Tuesday, January 11:
Since I got home from Christmas break, I’ve spoken with my grandmother nearly every day- when I walk to work, on the walk home from work, on the weekends… Over the holiday, my grandfather passed away from a heart attack and having spent the past (I’m not even sure how many) years focused on being a wife, mother and grandmother- cooking, cleaning, taking care of bills with him, the minutiae of each day- I can’t even imagine what it feels like to suddenly have your husband pass away and your children and grandchildren grow up. She’s built her life around her life with him and now, at 79, she’s left to figure out how to fill the space in her day. I hope my calls can help with that, even in a small way.
One thing that she’s said over and over, during the course of our calls, is that in the 40 plus years of their marriage, they never took a real trip, they never went off on an adventure together…
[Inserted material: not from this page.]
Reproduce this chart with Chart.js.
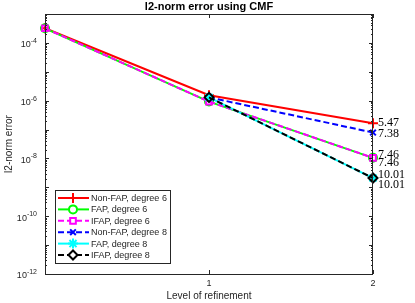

So as I call her each morning, each night, each weekend, I can’t help but take this as a lesson for myself and my life.
Too soon, you’re too old and it’s too late. So do it now.
Whether that’s an adventure at work or in my personal life, it matters that I get to experience it, that I push for that chance now.
I come from a working middle class family; from parents that are so innately focused on being incredible parents (and they are) and making sure that my brother and I had what we wanted or what we needed, that they sacrificed a lot of their own adventures and put a lot of their personal goals on hold.
I love them so much and appreciate exactly what that means to have parents and a grandmother willing to do that.
But for me, now, at 25, I just keep thinking, for what it’s worth…
Too soon, you’re too old and it’s too late. So do it now.